Alex Goldstein, who shows graffiti at his Capitol Hill gallery, the Fridge, blames the city’s national security culture, with surveillance cameras, federal infrastructure and overlapping police forces squeezing out the available places to scribble.

“Writers know where it’s okay to go and where it’s not, and there are just fewer places to go,” he said.

There are legal options for young people who want to become graffiti artists — if they promise to completely give up illegal art. The nonprofit Words, Beats & Life provides free graffiti classes to kids in the city, but students must sign a pledge that they won’t practice without permission outside of class.

The city runs a program called MuralsDC, which paints a half-dozen murals on approved buildings every summer. Launched by former council member Jim Graham in 2007, its goal was to channel young graffiti writers into sanctioned art rather than illegal tagging.

But to persuade building owners to lend their walls to the program, the murals have to be good. So younger artists are hired only as “apprentices.” Lead artists must be older than 18 and have a portfolio of large-scale work — and no criminal record.

The back of the alley looks as though it’s come to life in the few hours since the police officer left. Five artists who have come to watch Viceversa paint are now itching to pick up cans themselves.

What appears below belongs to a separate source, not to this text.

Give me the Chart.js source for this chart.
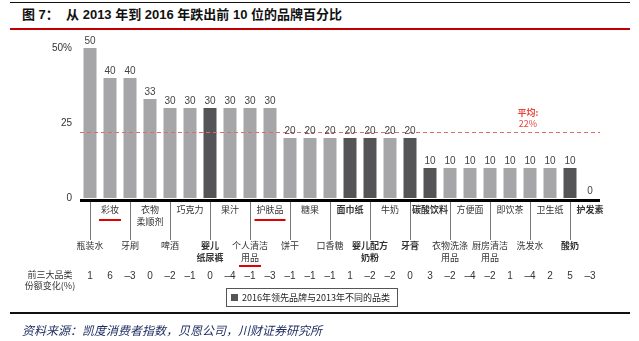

Among them is a 26-year-old IT guy scribbling his street name — “Mizta” — on a plastic trash can with a blue Krink paint marker. “Let me have fun,” he begs Stowers.

So Stowers grants him a few feet of brick near the vacant building’s back door — a spot that will rarely be seen except by people from adjacent buildings taking out the trash.

Why bother? “It just zones me out. I don’t have to think about anything else going on in the world. It’s just me and the wall,” Mizta says. “In that moment, I’m — well, I won’t say God. But I’m kind of like a god, because I can create anything.”

And he’ll keep painting, even if he could be fined $2,500 for it.

His friend, an artist who goes by JAH-ONE, agrees. “If anything, they’ll get more validation from it because people will look at it like, ‘Wow, you’re risking 2 1/2 grand every time you step out to paint, and you’re still doing it.”

With no cops or security cameras to bother them, the paint keeps flowing for hours. They have left their mark — at least until this old building makes way for a forthcoming luxury apartment complex. When the new building is completed, a real estate broker said, they might hire someone to paint a mural on its side.